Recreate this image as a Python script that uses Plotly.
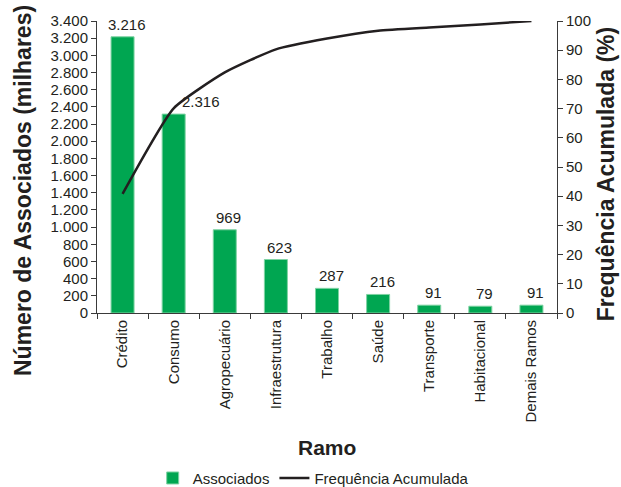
import plotly.graph_objects as go

categorias = ["Crédito", "Consumo", "Agropecuário", "Infraestrutura", "Trabalho",
              "Saúde", "Transporte", "Habitacional", "Demais Ramos"]
associados = [3216, 2316, 969, 623, 287, 216, 91, 79, 91]
freq_acumulada = [40.8, 70.1, 82.4, 90.3, 94.0, 96.7, 97.8, 98.8, 100.0]
rotulos = ["3.216", "2.316", "969", "623", "287", "216", "91", "79", "91"]

FONT = "Liberation Sans, Arial, sans-serif"
TXT = "#231F20"

fig = go.Figure()
fig.add_trace(go.Bar(
    x=categorias, y=associados, name="Associados",
    marker=dict(color="#00A651", line=dict(color="#7fd3a3", width=1)),
    width=0.45,
))
fig.add_trace(go.Scatter(
    x=categorias, y=freq_acumulada, name="Frequência Acumulada",
    yaxis="y2", mode="lines",
    line=dict(color=TXT, width=2.5, shape="spline", smoothing=0.5),
))

# value labels above bars (the Consumo label sits to the right of the line)
label_annotations = []
for cat, val, lab in zip(categorias, associados, rotulos):
    dx = 27 if cat == "Consumo" else 4
    label_annotations.append(dict(
        x=cat, y=val, xref="x", yref="y", text=lab, showarrow=False,
        xanchor="center", yanchor="bottom", xshift=dx, yshift=2,
        font=dict(size=15, color=TXT, family=FONT),
    ))

fig.update_layout(
    width=621, height=487,
    margin=dict(l=97, r=64, t=21, b=174, autoexpand=False),
    paper_bgcolor="white", plot_bgcolor="white",
    font=dict(family=FONT, size=15, color=TXT),
    separators=",.",
    showlegend=True,
    legend=dict(orientation="h", x=0.47, xanchor="center", yref="container",
                y=0.018, yanchor="middle",
                font=dict(size=15, color=TXT), itemwidth=30),
    xaxis=dict(
        showline=True, linecolor="#3a3a3a", linewidth=1,
        ticks="outside", ticklen=5, tickcolor="#3a3a3a", tickson="boundaries",
        tickangle=-90, tickfont=dict(size=15, color=TXT),
        showgrid=False, automargin=False,
    ),
    yaxis=dict(
        range=[0, 3400], dtick=200, tickformat=",d",
        showline=True, linecolor="#3a3a3a", linewidth=1,
        ticks="outside", ticklen=5, tickcolor="#3a3a3a",
        tickfont=dict(size=15, color=TXT),
        showgrid=False, zeroline=False, automargin=False,
    ),
    yaxis2=dict(
        range=[0, 100], dtick=10, overlaying="y", side="right",
        showline=True, linecolor="#3a3a3a", linewidth=1,
        ticks="outside", ticklen=5, tickcolor="#3a3a3a",
        tickfont=dict(size=15, color=TXT),
        showgrid=False, zeroline=False, automargin=False,
    ),
    annotations=label_annotations + [
        dict(text="<b>Número de Associados (milhares)</b>", textangle=-90,
             xref="paper", yref="paper", x=-0.161, y=0.421,
             xanchor="center", yanchor="middle", showarrow=False,
             font=dict(size=23, color=TXT)),
        dict(text="<b>Frequência Acumulada (%)</b>", textangle=-90,
             xref="paper", yref="paper", x=1.107, y=0.476,
             xanchor="center", yanchor="middle", showarrow=False,
             font=dict(size=23, color=TXT)),
        dict(text="<b>Ramo</b>",
             xref="paper", yref="paper", x=0.5, y=-0.459,
             xanchor="center", yanchor="middle", showarrow=False,
             font=dict(size=21, color=TXT)),
    ],
)

fig.write_html("out.html")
──────────
#### [Problem to work on]
Transcribe the material exactly, keeping every word and none of the pictures.

#### [In response]
Recreate this image as a Python script that uses Plotly.
import plotly.graph_objects as go

categorias = ["Crédito", "Consumo", "Agropecuário", "Infraestrutura", "Trabalho",
              "Saúde", "Transporte", "Habitacional", "Demais Ramos"]
associados = [3216, 2316, 969, 623, 287, 216, 91, 79, 91]
freq_acumulada = [40.8, 70.1, 82.4, 90.3, 94.0, 96.7, 97.8, 98.8, 100.0]
rotulos = ["3.216", "2.316", "969", "623", "287", "216", "91", "79", "91"]

FONT = "Liberation Sans, Arial, sans-serif"
TXT = "#231F20"

fig = go.Figure()
fig.add_trace(go.Bar(
    x=categorias, y=associados, name="Associados",
    marker=dict(color="#00A651", line=dict(color="#7fd3a3", width=1)),
    width=0.45,
))
fig.add_trace(go.Scatter(
    x=categorias, y=freq_acumulada, name="Frequência Acumulada",
    yaxis="y2", mode="lines",
    line=dict(color=TXT, width=2.5, shape="spline", smoothing=0.5),
))

# value labels above bars (the Consumo label sits to the right of the line)
label_annotations = []
for cat, val, lab in zip(categorias, associados, rotulos):
    dx = 27 if cat == "Consumo" else 4
    label_annotations.append(dict(
        x=cat, y=val, xref="x", yref="y", text=lab, showarrow=False,
        xanchor="center", yanchor="bottom", xshift=dx, yshift=2,
        font=dict(size=15, color=TXT, family=FONT),
    ))

fig.update_layout(
    width=621, height=487,
    margin=dict(l=97, r=64, t=21, b=174, autoexpand=False),
    paper_bgcolor="white", plot_bgcolor="white",
    font=dict(family=FONT, size=15, color=TXT),
    separators=",.",
    showlegend=True,
    legend=dict(orientation="h", x=0.47, xanchor="center", yref="container",
                y=0.018, yanchor="middle",
                font=dict(size=15, color=TXT), itemwidth=30),
    xaxis=dict(
        showline=True, linecolor="#3a3a3a", linewidth=1,
        ticks="outside", ticklen=5, tickcolor="#3a3a3a", tickson="boundaries",
        tickangle=-90, tickfont=dict(size=15, color=TXT),
        showgrid=False, automargin=False,
    ),
    yaxis=dict(
        range=[0, 3400], dtick=200, tickformat=",d",
        showline=True, linecolor="#3a3a3a", linewidth=1,
        ticks="outside", ticklen=5, tickcolor="#3a3a3a",
        tickfont=dict(size=15, color=TXT),
        showgrid=False, zeroline=False, automargin=False,
    ),
    yaxis2=dict(
        range=[0, 100], dtick=10, overlaying="y", side="right",
        showline=True, linecolor="#3a3a3a", linewidth=1,
        ticks="outside", ticklen=5, tickcolor="#3a3a3a",
        tickfont=dict(size=15, color=TXT),
        showgrid=False, zeroline=False, automargin=False,
    ),
    annotations=label_annotations + [
        dict(text="<b>Número de Associados (milhares)</b>", textangle=-90,
             xref="paper", yref="paper", x=-0.161, y=0.421,
             xanchor="center", yanchor="middle", showarrow=False,
             font=dict(size=23, color=TXT)),
        dict(text="<b>Frequência Acumulada (%)</b>", textangle=-90,
             xref="paper", yref="paper", x=1.107, y=0.476,
             xanchor="center", yanchor="middle", showarrow=False,
             font=dict(size=23, color=TXT)),
        dict(text="<b>Ramo</b>",
             xref="paper", yref="paper", x=0.5, y=-0.459,
             xanchor="center", yanchor="middle", showarrow=False,
             font=dict(size=21, color=TXT)),
    ],
)

fig.write_html("out.html")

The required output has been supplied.